= Scottish Council for Women's Trades =

The Scottish Council for Women's Trades was an organisation in the early 1900s that campaigned for improvements in the working conditions of women. The organisation was originally formed in 1894 as the Glasgow Council for Women's Trades.

After two investigations were conducted by Margaret Irwin into the workplace conditions for female shop assistants, finding that women were being expected to work 12–17 hours per day, and being forbidden from sitting down while at work, the Glasgow Council for Women's Trades drafted a bill that would require employers to make suitable seating available to their staff.
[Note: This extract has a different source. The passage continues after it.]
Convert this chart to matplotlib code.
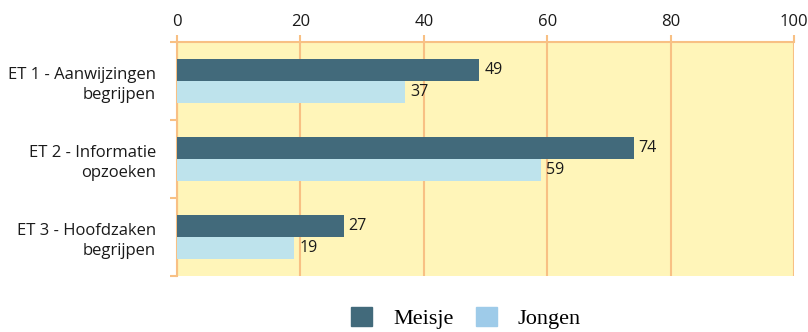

The first attempt to get the bill through the UK Parliament failed, but an immediate second attempt succeeded and the requirement for employers to provide one seat for every three shop employees became law on 1 January 1900 as the Seats for Shop Assistants Act 1899.

Margaret Irwin died in 1940; the council had been "wound up" in 1939.

==Publications==

- 1897 Margaret Irwin. Home Work Among Women. Report of an Enquiry conducted by the Scottish Council for Women's Trades.
- 1900 Margaret Irwin. Women's Work in Tailoring and Dressmaking. Report of an Enquiry conducted by the Scottish Council for Women's Trades.
- 1910 Margaret Irwin. Home Work In Ireland. Scottish Council for Women's Trades.